Plus ou moins, ça dépend. Ça a eu plus de succès à l’époque où on l’a sorti. Là, c’est vrai que les choses sont un peu passées. Peut-être maintenant, on arrive aux journées un peu plus froides…

Il y a aussi des groupes de metal industriel dans le Valais. Est-ce que ce serait envisageable que Samuel partage l’affiche avec eux un jour, même sur une date plus petite ? Comme Lethal Technology et Borgne.
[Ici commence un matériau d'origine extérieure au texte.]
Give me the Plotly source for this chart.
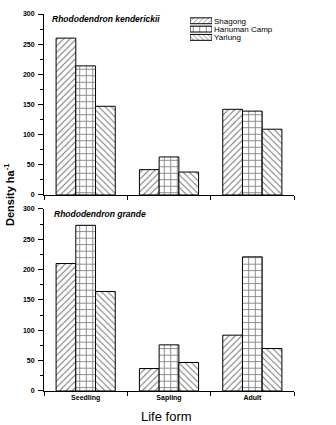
import plotly.graph_objects as go
from plotly.subplots import make_subplots

life_forms = ["Seedling", "Sapling", "Adult"]
sites = ["Shagong", "Hanuman Camp", "Yarlung"]
patterns = ["/", "+", "\\"]
pattern_sizes = [4.5, 6.5, 4.5]

kenderickii = {
    "Shagong": [260, 42, 142],
    "Hanuman Camp": [214, 63, 139],
    "Yarlung": [147, 38, 109],
}
grande = {
    "Shagong": [210, 37, 92],
    "Hanuman Camp": [273, 76, 221],
    "Yarlung": [164, 47, 70],
}
y_ticks = [0, 50, 100, 150, 200, 250, 300]
legend_key_length = [1, 1, 1]  # legend swatches span the full key box

fig = make_subplots(rows=2, cols=1, shared_xaxes=False, vertical_spacing=0.0)

for row, data in [(1, kenderickii), (2, grande)]:
    for i, s in enumerate(sites):
        fig.add_trace(go.Bar(
            x=life_forms, y=data[s], name=s, showlegend=False,
            marker=dict(color="white",
                        line=dict(color="black", width=1),
                        pattern=dict(shape=patterns[i], fgcolor="black", bgcolor="white",
                                     size=pattern_sizes[i], solidity=0.25)),
        ), row=row, col=1)

# custom legend key (wide swatches like the original)
fig.add_trace(go.Bar(
    y=sites, x=legend_key_length, orientation="h", showlegend=False,
    xaxis="x3", yaxis="y3", hoverinfo="skip",
    marker=dict(color="white", line=dict(color="black", width=1),
                pattern=dict(shape=patterns, fgcolor="black", bgcolor="white",
                             size=[3.5, 6.5, 3.5], solidity=0.25)),
))

font_family = "Liberation Sans, Arial, sans-serif"

fig.update_layout(
    width=336, height=425,
    margin=dict(l=44, r=42, t=10, b=34),
    paper_bgcolor="white", plot_bgcolor="white",
    barmode="group", bargap=0.29, bargroupgap=0,
    font=dict(family=font_family, color="black"),
    showlegend=False,
    yaxis=dict(domain=[0.52, 1.0]),
    yaxis2=dict(domain=[0.0, 0.483]),
    xaxis3=dict(domain=[0.584, 0.672], range=[0, 1], anchor="y3", visible=False),
    yaxis3=dict(domain=[0.927, 0.993], anchor="x3", type="category",
                categoryorder="array", categoryarray=sites, autorange="reversed",
                tickmode="array", tickvals=sites, ticktext=sites,
                side="right", showline=False, showgrid=False, ticks="",
                zeroline=False, ticklabelstandoff=1,
                tickfont=dict(size=8, family=font_family)),
)

for ax in ["xaxis", "xaxis2"]:
    fig.layout[ax].update(
        type="category", range=[-0.5, 2.5], tickson="boundaries",
        ticks="outside", ticklen=4, tickcolor="black", tickwidth=1,
        showline=True, linecolor="black", linewidth=1, showgrid=False,
        tickfont=dict(size=7, family=font_family, weight="bold"),
    )
fig.layout.xaxis.update(showticklabels=False, anchor="y")
fig.layout.xaxis2.update(anchor="y2")

for ax in ["yaxis", "yaxis2"]:
    fig.layout[ax].update(
        range=[0, 300], tickvals=y_ticks, ticks="outside", ticklen=5,
        tickcolor="black", tickwidth=1, showline=True, linecolor="black",
        linewidth=1, showgrid=False, zeroline=False, ticklabelstandoff=2,
        tickfont=dict(size=7, family=font_family, weight="bold"),
        minor=dict(ticks="outside", ticklen=3, dtick=25, tickcolor="black", showgrid=False),
    )

fig.add_annotation(text="<b><i>Rhododendron kenderickii</i></b>", xref="paper", yref="paper",
                   x=0.022, y=0.988, xanchor="left", yanchor="middle", showarrow=False,
                   font=dict(size=8.5, family=font_family))
fig.add_annotation(text="<b><i>Rhododendron grande</i></b>", xref="paper", yref="paper",
                   x=0.032, y=0.469, xanchor="left", yanchor="middle", showarrow=False,
                   font=dict(size=8.5, family=font_family))
fig.add_annotation(text="<b>Density ha<sup>-1</sup></b>", xref="paper", yref="paper",
                   x=-0.14, y=0.52, xanchor="center", yanchor="middle", textangle=-90,
                   showarrow=False, font=dict(size=11, family=font_family))
fig.add_annotation(text="Life form", xref="paper", yref="paper",
                   x=0.49, y=-0.068, xanchor="center", yanchor="middle",
                   showarrow=False, font=dict(size=13, family=font_family))

fig.write_html("out.html", config={"displayModeBar": False},
               post_script="document.body.style.margin='0';")
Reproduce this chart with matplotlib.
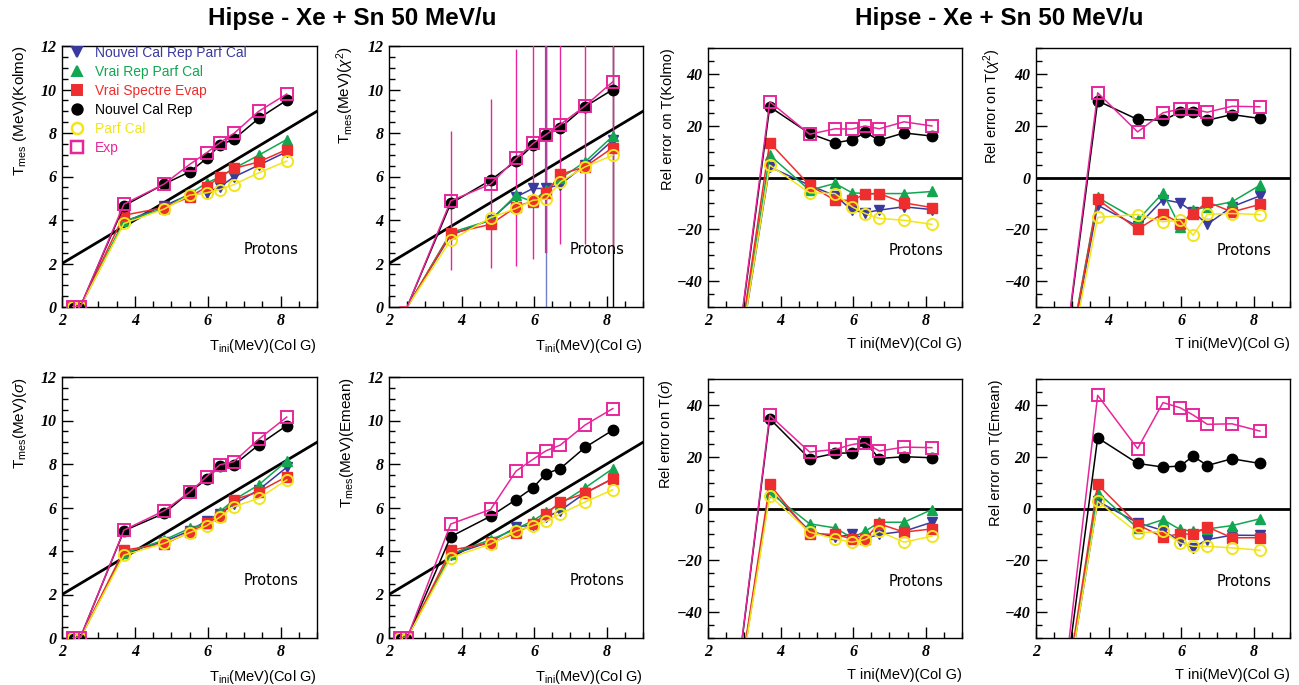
import matplotlib
matplotlib.use("Agg")
import matplotlib.pyplot as plt
from matplotlib.lines import Line2D
from matplotlib.ticker import MultipleLocator

plt.rcParams['mathtext.fontset'] = 'custom'
plt.rcParams['mathtext.rm'] = 'Liberation Sans'
plt.rcParams['mathtext.it'] = 'Liberation Sans:italic'
plt.rcParams['font.family'] = ['Liberation Sans', 'DejaVu Sans']

# ---------------- data ----------------
t_ini = [2.3, 2.5, 3.7, 4.8, 5.5, 5.97, 6.33, 6.72, 7.4, 8.17]

series_names = ["Nouvel Cal Rep Parf Cal", "Vrai Rep Parf Cal", "Vrai Spectre Evap",
                "Nouvel Cal Rep", "Parf Cal", "Exp"]

# T_mes (Kolmo)
kolmo_blue = [0, 0, 3.91, 4.65, 5.17, 5.25, 5.52, 5.98, 6.52, 7.14]
kolmo_green = [0, 0, 3.95, 4.53, 5.20, 5.70, 5.98, 6.37, 6.98, 7.70]
kolmo_red = [0, 0, 4.22, 4.57, 5.06, 5.52, 5.98, 6.37, 6.67, 7.24]
kolmo_black = [0, 0, 4.65, 5.65, 6.21, 6.83, 7.44, 7.72, 8.67, 9.51]
kolmo_yellow = [0, 0, 3.84, 4.50, 5.14, 5.25, 5.40, 5.63, 6.17, 6.71]
kolmo_pink = [0, 0, 4.73, 5.65, 6.55, 7.09, 7.55, 7.98, 9.00, 9.79]

# T_mes (chi2)
chi2_blue = [0, 0, 3.30, 4.02, 5.06, 5.45, 5.45, 5.63, 6.52, 7.67]
chi2_green = [0, 0, 3.42, 3.99, 5.14, 4.83, 5.40, 5.91, 6.67, 7.86]
chi2_red = [0, 0, 3.38, 3.80, 4.60, 4.88, 5.22, 6.10, 6.44, 7.33]
chi2_black = [0, 0, 4.76, 5.83, 6.71, 7.44, 7.90, 8.24, 9.21, 10.00]
chi2_yellow = [0, 0, 3.07, 4.11, 4.53, 4.91, 4.96, 5.75, 6.44, 6.98]
chi2_pink = [0, 0, 4.88, 5.65, 6.83, 7.52, 7.93, 8.39, 9.24, 10.36]
# error bar ranges (chi2 fit)
chi2_pink_lo = [1.70, 1.80, 1.90, 2.20, 2.50, 2.90, 2.90, 2.60]
chi2_pink_hi = [8.10, 9.55, 11.85, 13.0, 13.0, 13.0, 13.0, 13.0]
chi2_blue_bar_x = [6.33]
chi2_blue_bar_lo = [-1.0]
chi2_blue_bar_hi = [13.0]
chi2_black_bar_x = [8.17]
chi2_black_bar_lo = [-1.0]
chi2_black_bar_hi = [13.0]

# T_mes (sigma)
sigma_blue = [0, 0, 3.92, 4.43, 4.93, 5.39, 5.69, 6.16, 6.81, 7.85]
sigma_green = [0, 0, 3.89, 4.50, 5.04, 5.27, 5.81, 6.35, 7.04, 8.14]
sigma_red = [0, 0, 4.04, 4.32, 4.86, 5.27, 5.61, 6.35, 6.73, 7.42]
sigma_black = [0, 0, 4.93, 5.73, 6.70, 7.30, 7.91, 7.96, 8.88, 9.77]
sigma_yellow = [0, 0, 3.81, 4.35, 4.84, 5.16, 5.55, 6.04, 6.42, 7.27]
sigma_pink = [0, 0, 4.96, 5.85, 6.70, 7.42, 7.96, 8.11, 9.14, 10.16]

# T_mes (Emean)
emean_blue = [0, 0, 3.81, 4.43, 5.09, 5.21, 5.55, 5.86, 6.66, 7.33]
emean_green = [0, 0, 3.86, 4.52, 5.01, 5.40, 5.78, 6.17, 6.90, 7.79]
emean_red = [0, 0, 4.04, 4.37, 4.83, 5.24, 5.71, 6.25, 6.66, 7.33]
emean_black = [0, 0, 4.66, 5.60, 6.36, 6.91, 7.56, 7.79, 8.76, 9.56]
emean_yellow = [0, 0, 3.70, 4.32, 4.91, 5.17, 5.37, 5.71, 6.25, 6.82]
emean_pink = [0, 0, 5.24, 5.91, 7.67, 8.22, 8.61, 8.87, 9.79, 10.55]

# relative errors (%)
rk_blue = [-100, -100, 4.1, -3.0, -7.0, -12.6, -13.6, -12.6, -11.3, -12.4]
rk_green = [-100, -100, 8.6, -4.9, -2.3, -5.9, -6.2, -6.2, -6.2, -5.4]
rk_red = [-100, -100, 13.5, -3.0, -8.8, -8.8, -6.4, -6.2, -9.8, -11.6]
rk_black = [-100, -100, 27.3, 17.0, 13.4, 14.5, 17.4, 14.4, 17.2, 16.0]
rk_yellow = [-100, -100, 4.8, -5.9, -6.2, -11.3, -13.9, -15.8, -16.5, -18.1]
rk_pink = [-100, -100, 29.3, 16.7, 18.8, 18.7, 19.9, 18.8, 21.5, 19.9]

rc_blue = [-100, -100, -10.7, -18.8, -8.5, -9.8, -13.3, -18.1, -11.3, -7.1]
rc_green = [-100, -100, -7.7, -16.5, -5.9, -19.0, -12.6, -11.3, -9.4, -3.0]
rc_red = [-100, -100, -8.4, -20.0, -13.9, -17.8, -13.9, -9.4, -13.3, -10.4]
rc_black = [-100, -100, 29.6, 22.4, 22.1, 25.2, 25.2, 22.1, 24.3, 22.8]
rc_yellow = [-100, -100, -15.4, -14.3, -17.1, -16.5, -22.3, -14.2, -13.9, -14.3]
rc_pink = [-100, -100, 32.7, 17.6, 25.0, 26.4, 26.4, 25.2, 27.5, 27.3]

rs_blue = [-100, -100, 7.3, -8.8, -11.1, -10.0, -11.6, -10.0, -8.8, -5.3]
rs_green = [-100, -100, 6.3, -5.9, -7.5, -11.3, -8.8, -5.3, -5.3, -0.4]
rs_red = [-100, -100, 9.3, -9.7, -10.0, -11.7, -11.7, -5.9, -9.1, -7.9]
rs_black = [-100, -100, 34.7, 19.2, 21.3, 21.5, 25.6, 19.3, 20.0, 19.6]
rs_yellow = [-100, -100, 5.0, -9.1, -11.7, -13.0, -12.0, -8.8, -13.0, -10.7]
rs_pink = [-100, -100, 36.0, 21.8, 22.8, 24.7, 25.4, 22.2, 23.7, 23.5]

re_blue = [-100, -100, 2.8, -5.5, -8.5, -12.6, -15.2, -12.0, -10.3, -10.4]
re_green = [-100, -100, 6.1, -7.5, -4.3, -8.1, -8.8, -7.9, -6.6, -4.0]
re_red = [-100, -100, 9.3, -6.2, -11.1, -9.7, -10.0, -7.1, -11.3, -11.3]
re_black = [-100, -100, 27.3, 17.4, 16.0, 16.4, 20.2, 16.6, 19.2, 17.4]
re_yellow = [-100, -100, 2.8, -9.4, -8.8, -13.3, -14.6, -14.6, -15.2, -16.1]
re_pink = [-100, -100, 43.7, 23.1, 40.9, 38.9, 36.1, 32.5, 32.7, 29.9]

diag_x = [2, 9]

# ---------------- styles ----------------
C_BLUE = "#3a3a9e"
C_GREEN = "#12a650"
C_RED = "#ee2e2e"
C_BLACK = "#000000"
C_YELLOW = "#f2e51c"
C_PINK = "#e8269c"

styles = [
    dict(color=C_BLUE, marker="v", mfc=C_BLUE, mec=C_BLUE, ms=7.5, mew=1),
    dict(color=C_GREEN, marker="^", mfc=C_GREEN, mec=C_GREEN, ms=7.5, mew=1),
    dict(color=C_RED, marker="s", mfc=C_RED, mec=C_RED, ms=7, mew=1),
    dict(color=C_BLACK, marker="o", mfc=C_BLACK, mec=C_BLACK, ms=7.5, mew=1),
    dict(color=C_YELLOW, marker="o", mfc="none", mec=C_YELLOW, ms=8, mew=1.4),
    dict(color=C_PINK, marker="s", mfc="none", mec=C_PINK, ms=8, mew=1.4),
]
draw_order = [2, 1, 0, 3, 4, 5]

fig = plt.figure(figsize=(12.99, 6.85), dpi=100)

W = 1299.0
H = 685.0
lefts = [62, 389, 708, 1036]
widths = [255, 254, 254, 254]
row_top = [46, 377]
row_bot = [307, 638]

panels = [
    (0, 0, [kolmo_blue, kolmo_green, kolmo_red, kolmo_black, kolmo_yellow, kolmo_pink],
     r"T$_{\rm mes}$ (MeV)(Kolmo)", r"T$_{\rm ini}$(MeV)(Col G)", "T"),
    (0, 1, [chi2_blue, chi2_green, chi2_red, chi2_black, chi2_yellow, chi2_pink],
     r"T$_{\rm mes}$(MeV)($\chi^{2}$)", r"T$_{\rm ini}$(MeV)(Col G)", "T"),
    (0, 2, [rk_blue, rk_green, rk_red, rk_black, rk_yellow, rk_pink],
     "Rel error on T(Kolmo)", "T ini(MeV)(Col G)", "R"),
    (0, 3, [rc_blue, rc_green, rc_red, rc_black, rc_yellow, rc_pink],
     r"Rel error on T($\chi^{2}$)", "T ini(MeV)(Col G)", "R"),
    (1, 0, [sigma_blue, sigma_green, sigma_red, sigma_black, sigma_yellow, sigma_pink],
     r"T$_{\rm mes}$(MeV)($\sigma$)", r"T$_{\rm ini}$(MeV)(Col G)", "T"),
    (1, 1, [emean_blue, emean_green, emean_red, emean_black, emean_yellow, emean_pink],
     r"T$_{\rm mes}$(MeV)(Emean)", r"T$_{\rm ini}$(MeV)(Col G)", "T"),
    (1, 2, [rs_blue, rs_green, rs_red, rs_black, rs_yellow, rs_pink],
     r"Rel error on T($\sigma$)", "T ini(MeV)(Col G)", "R"),
    (1, 3, [re_blue, re_green, re_red, re_black, re_yellow, re_pink],
     "Rel error on T(Emean)", "T ini(MeV)(Col G)", "R"),
]

axes_list = []
for (r, c, data, ylab, xlab, kind) in panels:
    top = row_top[r] + (2 if kind == "R" else 0)
    bot = row_bot[r]
    ax = fig.add_axes([lefts[c] / W, 1 - bot / H, widths[c] / W, (bot - top) / H])
    axes_list.append(ax)
    ax.set_xlim(2, 9)
    if kind == "T":
        ax.set_ylim(0, 12)
        ax.yaxis.set_major_locator(MultipleLocator(2))
        ax.yaxis.set_minor_locator(MultipleLocator(0.5))
        ax.plot(diag_x, diag_x, color="black", lw=2.0, zorder=2)
    else:
        ax.set_ylim(-50, 50)
        ax.yaxis.set_major_locator(MultipleLocator(20))
        ax.yaxis.set_minor_locator(MultipleLocator(5))
        ax.axhline(0, color="black", lw=2.0, zorder=2)
    ax.xaxis.set_major_locator(MultipleLocator(2))
    ax.xaxis.set_minor_locator(MultipleLocator(0.5))

    if r == 0 and c == 1:
        # error bars of the chi2 fit
        ax.vlines(t_ini[2:], chi2_pink_lo, chi2_pink_hi, color=C_PINK, lw=1.0, zorder=3)
        ax.vlines(chi2_blue_bar_x, chi2_blue_bar_lo, chi2_blue_bar_hi, color="#7080c8", lw=1.0, zorder=2.5)
        ax.vlines(chi2_black_bar_x, chi2_black_bar_lo, chi2_black_bar_hi, color="black", lw=1.0, zorder=2.5)
        ax.vlines(chi2_blue_bar_x, [2.5], chi2_blue_bar_hi, color="#b0409c", lw=1.6, zorder=3.1)
        mev = list(range(2, len(t_ini)))
    else:
        mev = None

    for k in draw_order:
        st = styles[k]
        ax.plot(t_ini, data[k], color=st["color"], lw=1.1, marker=st["marker"],
                markerfacecolor=st["mfc"], markeredgecolor=st["mec"],
                markersize=st["ms"], markeredgewidth=st["mew"], markevery=mev,
                zorder=4 + k * 0.1)

    ax.tick_params(which="both", direction="in", top=False, right=False, width=1.0)
    ax.tick_params(which="major", length=8, pad=4)
    ax.tick_params(which="minor", length=4)
    for lab in ax.get_xticklabels() + ax.get_yticklabels():
        lab.set_fontfamily("Liberation Serif")
        lab.set_fontweight("bold")
        lab.set_fontstyle("italic")
        lab.set_fontsize(11.5)
    for sp in ax.spines.values():
        sp.set_linewidth(1.0)

    if kind == "T":
        ax.set_ylabel(ylab, fontsize=11, loc="top", labelpad=8)
    else:
        ax.set_ylabel(ylab, fontsize=10.5, loc="top", labelpad=1)
    ax.set_xlabel(xlab, fontsize=10.5, loc="right", labelpad=6)
    ax.text(0.82, 0.22, "Protons", transform=ax.transAxes, ha="center", va="center",
            fontsize=10.5, family="DejaVu Sans", zorder=6)

# legend in the first panel
ax0 = axes_list[0]
handles = []
for k in range(6):
    st = styles[k]
    handles.append(Line2D([], [], ls="none", marker=st["marker"], markerfacecolor=st["mfc"],
                          markeredgecolor=st["mec"], markersize=st["ms"], markeredgewidth=st["mew"] + 0.4))
leg = ax0.legend(handles, series_names, loc="upper left", frameon=False, fontsize=10,
                 handlelength=1.0, handletextpad=0.8, labelspacing=0.36,
                 borderaxespad=0.0, bbox_to_anchor=(0.01, 1.02))
for txt, st in zip(leg.get_texts(), styles):
    txt.set_color(st["color"])

fig.text(352 / W, 1 - 18 / H, "Hipse - Xe + Sn 50 MeV/u", ha="center", va="center",
         fontsize=17.5, fontweight="bold")
fig.text(999 / W, 1 - 18 / H, "Hipse - Xe + Sn 50 MeV/u", ha="center", va="center",
         fontsize=17.5, fontweight="bold")

fig.savefig("out.png", dpi=100)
Borgne, je connais le groupe, mais je ne connais pas l’autre groupe dont tu parles. Borgne, on était censés jouer à un festival avec eux en Finlande, un festival qu’on a annulé parce qu’ils avaient une affiche un petit peu bizarre. On n’était pas au courant des groupes qui devaient jouer, mais apparemment, c’était plus des groupes de propagande que des groupes de musiciens. Donc, on s’est retirés, mais la date ne s’est pas faite, finalement.

D’accord. Et l’affiche du New Blood Fest, comment la trouves-tu ?

Elle est bien. Je ne connais pas tous les groupes. C’est drôle de se retrouver sur l’affiche avec Sadist, parce que c’est un groupe avec lequel on a déjà joué plusieurs fois en France, mais comme je te l’ai dit plusieurs fois, c’était il y a plus de vingt ans. Il y a des choses qui reviennent d’une manière différente, mais du coup, ça, c’est cool.

On arrive au bout de mes questions. Merci beaucoup pour les réponses à cette interview ! Quelques derniers mots pour conclure ?

Je ne sais pas quoi dire… Merci aux gens qui vont me lire ou m’écouter pour écouter notre musique, pour être là pour nous.